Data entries

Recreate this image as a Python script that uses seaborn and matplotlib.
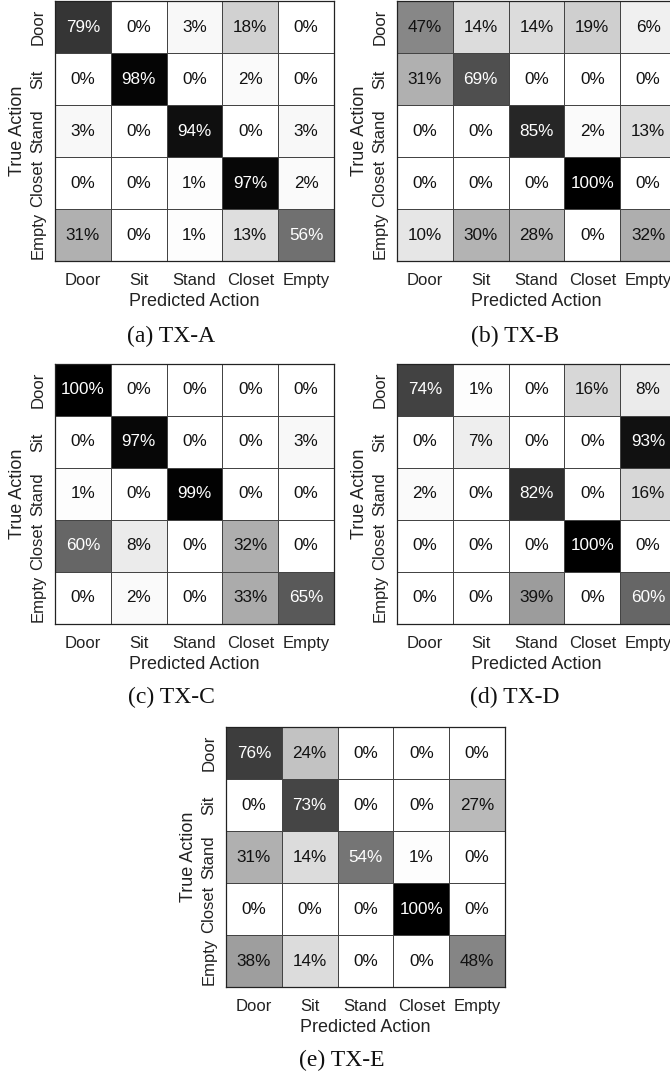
import numpy as np
import matplotlib
matplotlib.use('Agg')
import matplotlib.pyplot as plt
import seaborn as sns

sns.set_style('white')
plt.rcParams['font.family'] = ['Liberation Sans', 'DejaVu Sans']

actions = ['Door', 'Sit', 'Stand', 'Closet', 'Empty']

tx_a = [[79, 0, 3, 18, 0],
        [0, 98, 0, 2, 0],
        [3, 0, 94, 0, 3],
        [0, 0, 1, 97, 2],
        [31, 0, 1, 13, 56]]
tx_b = [[47, 14, 14, 19, 6],
        [31, 69, 0, 0, 0],
        [0, 0, 85, 2, 13],
        [0, 0, 0, 100, 0],
        [10, 30, 28, 0, 32]]
tx_c = [[100, 0, 0, 0, 0],
        [0, 97, 0, 0, 3],
        [1, 0, 99, 0, 0],
        [60, 8, 0, 32, 0],
        [0, 2, 0, 33, 65]]
tx_d = [[74, 1, 0, 16, 8],
        [0, 7, 0, 0, 93],
        [2, 0, 82, 0, 16],
        [0, 0, 0, 100, 0],
        [0, 0, 39, 0, 60]]
tx_e = [[76, 24, 0, 0, 0],
        [0, 73, 0, 0, 27],
        [31, 14, 54, 1, 0],
        [0, 0, 0, 100, 0],
        [38, 14, 0, 0, 48]]

captions = ['(a) TX-A', '(b) TX-B', '(c) TX-C', '(d) TX-D', '(e) TX-E']

W, H = 670, 1076
# panel boxes in pixels: left, top; caption centre x, y
panels = [
    (tx_a, 55, 1, 171, 336),
    (tx_b, 397, 1, 515, 336),
    (tx_c, 55, 364, 171, 697),
    (tx_d, 397, 364, 515, 697),
    (tx_e, 226, 727, 342, 1060),
]
CW, CH = 279, 260


def draw_matrix(ax, values):
    vals = np.array(values)
    annot = np.array([[f'{v}%' for v in row] for row in values])
    sns.heatmap(vals, ax=ax, cmap='gray_r', vmin=0, vmax=100, cbar=False,
                annot=annot, fmt='', annot_kws={'fontsize': 12.3},
                linewidths=0.6, linecolor='#444444',
                xticklabels=actions, yticklabels=actions)
    for txt, v in zip(ax.texts, vals.flatten()):
        txt.set_color('white' if v >= 50 else '#111111')
    for sp in ax.spines.values():
        sp.set_visible(True)
        sp.set_color('#222222')
        sp.set_linewidth(0.9)
    ax.set_yticklabels(actions, rotation=90, va='center')
    ax.set_xticklabels(actions, rotation=0)
    ax.tick_params(axis='x', length=0, pad=8.5, labelsize=12, labelcolor='#222222')
    ax.tick_params(axis='y', length=0, pad=7, labelsize=12, labelcolor='#222222')
    ax.set_xlabel('Predicted Action', fontsize=13, color='#222222', labelpad=4)
    ax.set_ylabel('True Action', fontsize=13, color='#222222', labelpad=3)


def main() -> None:
    fig = plt.figure(figsize=(W / 100, H / 100), dpi=100)
    for (values, left, top, cx, cy), cap in zip(panels, captions):
        ax = fig.add_axes([left / W, 1 - (top + CH) / H, CW / W, CH / H])
        draw_matrix(ax, values)
        fig.text(cx / W, 1 - cy / H, cap, ha='center', va='center',
                 fontsize=17, family=['Liberation Serif', 'DejaVu Serif'],
                 color='#111111')
    fig.savefig('out.png', dpi=100)


if __name__ == '__main__':
    main()
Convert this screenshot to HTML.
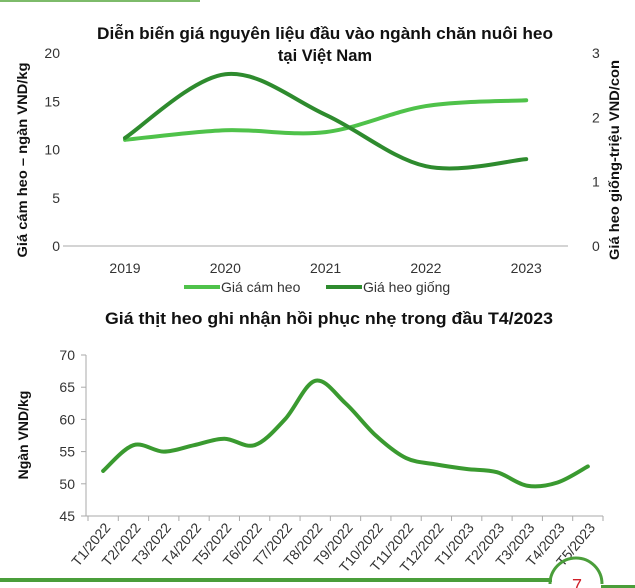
<!DOCTYPE html>
<html><head><meta charset="utf-8"><style>
body{margin:0;background:#fff;}
svg{display:block;font-family:"Liberation Sans",sans-serif;}
</style></head><body>
<svg width="635" height="588" viewBox="0 0 635 588">
<rect x="0" y="0" width="200" height="2" fill="#7dbb6a"/>
<g id="c1">
<text x="325" y="39" text-anchor="middle" font-size="16.5" font-weight="bold" fill="#111" textLength="456" lengthAdjust="spacingAndGlyphs">Diễn biến giá nguyên liệu đầu vào ngành chăn nuôi heo</text>
<text x="325" y="61" text-anchor="middle" font-size="16.5" font-weight="bold" fill="#111">tại Việt Nam</text>
<text transform="translate(27,160) rotate(-90)" text-anchor="middle" font-size="14" font-weight="bold" fill="#111" textLength="195" lengthAdjust="spacingAndGlyphs">Giá cám heo – ngàn VND/kg</text>
<text transform="translate(619,160) rotate(-90)" text-anchor="middle" font-size="14" font-weight="bold" fill="#111" textLength="200" lengthAdjust="spacingAndGlyphs">Giá heo giống-triệu VND/con</text>
<line x1="63" y1="246" x2="568" y2="246" stroke="#aaa" stroke-width="1"/>
</g>
<g id="c2">
<text x="329" y="324" text-anchor="middle" font-size="17" font-weight="bold" fill="#111" textLength="448" lengthAdjust="spacingAndGlyphs">Giá thịt heo ghi nhận hồi phục nhẹ trong đầu T4/2023</text>
<text transform="translate(28,435) rotate(-90)" text-anchor="middle" font-size="14" font-weight="bold" fill="#111">Ngàn VND/kg</text>
<line x1="86" y1="355" x2="86" y2="516" stroke="#aaa"/>
<line x1="86" y1="516" x2="603" y2="516" stroke="#aaa"/>
</g>
<rect x="0" y="578" width="552" height="4" fill="#4a9e3a"/>
<rect x="601" y="585" width="34" height="4" fill="#4a9e3a"/>
<path d="M550,584 A26,26 0 0 1 602,584" fill="none" stroke="#4a9e3a" stroke-width="3"/>
<text x="577" y="592" text-anchor="middle" font-size="18" fill="#d0202a">7</text>
</svg>
<script>
const years=["2019","2020","2021","2022","2023"];
const feedPrice=[11,12,11.8,14.5,15.1];
const pigletPrice=[1.68,2.67,2.04,1.24,1.35];
const leftTicks=[0,5,10,15,20];
const rightTicks=[0,1,2,3];
const months=["T1/2022","T2/2022","T3/2022","T4/2022","T5/2022","T6/2022","T7/2022","T8/2022","T9/2022","T10/2022","T11/2022","T12/2022","T1/2023","T2/2023","T3/2023","T4/2023","T5/2023"];
const porkPrice=[52,56,55,56,57,56,60,66,62.5,57.5,54,53,52.3,51.8,49.7,50.2,52.7];
const porkTicks=[45,50,55,60,65,70];
const NS="http://www.w3.org/2000/svg";
function mk(tag,attrs,parent,txt){const e=document.createElementNS(NS,tag);for(const k in attrs)e.setAttribute(k,attrs[k]);if(txt!==undefined)e.textContent=txt;parent.appendChild(e);return e;}
function smooth(pts){let d="M"+pts[0][0]+","+pts[0][1];for(let i=0;i<pts.length-1;i++){const p0=pts[i-1]||pts[i],p1=pts[i],p2=pts[i+1],p3=pts[i+2]||p2;const c1x=p1[0]+(p2[0]-p0[0])/6,c1y=p1[1]+(p2[1]-p0[1])/6,c2x=p2[0]-(p3[0]-p1[0])/6,c2y=p2[1]-(p3[1]-p1[1])/6;d+=` C${c1x},${c1y} ${c2x},${c2y} ${p2[0]},${p2[1]}`;}return d;}
const c1=document.getElementById("c1");
const x1=i=>125+i*100.3;
const yL=v=>246-v/20*193;
const yR=v=>246-v/3*193;
leftTicks.forEach(t=>{const e=mk("text",{x:60,y:yL(t)+5,"text-anchor":"end","font-size":14,fill:"#333"},c1,t);

});
rightTicks.forEach(t=>{const e=mk("text",{x:592,y:yR(t)+5,"font-size":14,fill:"#333"},c1,t);

});
years.forEach((y,i)=>{const e=mk("text",{x:x1(i),y:273,"text-anchor":"middle","font-size":14,fill:"#333"},c1,y);

});
const feedLine=mk("path",{d:smooth(feedPrice.map((v,i)=>[x1(i),yL(v)])),fill:"none",stroke:"#4fc24a","stroke-width":4,"stroke-linecap":"round"},c1);


const pigLine=mk("path",{d:smooth(pigletPrice.map((v,i)=>[x1(i),yR(v)])),fill:"none",stroke:"#2e8b2e","stroke-width":4,"stroke-linecap":"round"},c1);


const lg1=mk("line",{x1:184,y1:287,x2:220,y2:287,stroke:"#4fc24a","stroke-width":4},c1);


const lt1=mk("text",{x:221,y:292,"font-size":14,fill:"#333"},c1,"Giá cám heo");


const lg2=mk("line",{x1:326,y1:287,x2:362,y2:287,stroke:"#2e8b2e","stroke-width":4},c1);


const lt2=mk("text",{x:363,y:292,"font-size":14,fill:"#333"},c1,"Giá heo giống");


const c2=document.getElementById("c2");
const step=(603-88)/months.length;
const x2=i=>88+step*(i+0.5);
const y2=v=>516-(v-45)/25*161;
porkTicks.forEach(t=>{const tk=mk("line",{x1:81,x2:86,y1:y2(t),y2:y2(t),stroke:"#aaa"},c2);


const e=mk("text",{x:75,y:y2(t)+5,"text-anchor":"end","font-size":14,fill:"#333"},c2,t);

});
for(let i=0;i<=months.length;i++){const tk=mk("line",{x1:88+step*i,x2:88+step*i,y1:516,y2:521,stroke:"#aaa"},c2);

}
months.forEach((m,i)=>{const x=x2(i)+8,y=528;const e=mk("text",{x:x,y:y,"text-anchor":"end","font-size":14,fill:"#333",transform:`rotate(-50 ${x} ${y})`},c2,m);

});
const pork=mk("path",{d:smooth(porkPrice.map((v,i)=>[x2(i),y2(v)])),fill:"none",stroke:"#3a9a30","stroke-width":4,"stroke-linecap":"round"},c2);


</script>
</body></html>
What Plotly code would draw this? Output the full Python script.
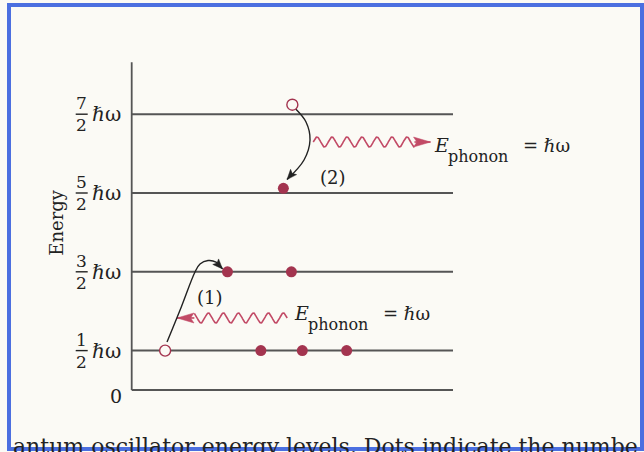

**INSTRUCTION**
Look at the listing and set down only the lines from its start through the line with "CW, CH = 279, 260", word for word and without pictures.

**FINISHED TASK**
Recreate this image as a Python script that uses seaborn and matplotlib.
import numpy as np
import matplotlib
matplotlib.use('Agg')
import matplotlib.pyplot as plt
import seaborn as sns

sns.set_style('white')
plt.rcParams['font.family'] = ['Liberation Sans', 'DejaVu Sans']

actions = ['Door', 'Sit', 'Stand', 'Closet', 'Empty']

tx_a = [[79, 0, 3, 18, 0],
        [0, 98, 0, 2, 0],
        [3, 0, 94, 0, 3],
        [0, 0, 1, 97, 2],
        [31, 0, 1, 13, 56]]
tx_b = [[47, 14, 14, 19, 6],
        [31, 69, 0, 0, 0],
        [0, 0, 85, 2, 13],
        [0, 0, 0, 100, 0],
        [10, 30, 28, 0, 32]]
tx_c = [[100, 0, 0, 0, 0],
        [0, 97, 0, 0, 3],
        [1, 0, 99, 0, 0],
        [60, 8, 0, 32, 0],
        [0, 2, 0, 33, 65]]
tx_d = [[74, 1, 0, 16, 8],
        [0, 7, 0, 0, 93],
        [2, 0, 82, 0, 16],
        [0, 0, 0, 100, 0],
        [0, 0, 39, 0, 60]]
tx_e = [[76, 24, 0, 0, 0],
        [0, 73, 0, 0, 27],
        [31, 14, 54, 1, 0],
        [0, 0, 0, 100, 0],
        [38, 14, 0, 0, 48]]

captions = ['(a) TX-A', '(b) TX-B', '(c) TX-C', '(d) TX-D', '(e) TX-E']

W, H = 670, 1076
# panel boxes in pixels: left, top; caption centre x, y
panels = [
    (tx_a, 55, 1, 171, 336),
    (tx_b, 397, 1, 515, 336),
    (tx_c, 55, 364, 171, 697),
    (tx_d, 397, 364, 515, 697),
    (tx_e, 226, 727, 342, 1060),
]
CW, CH = 279, 260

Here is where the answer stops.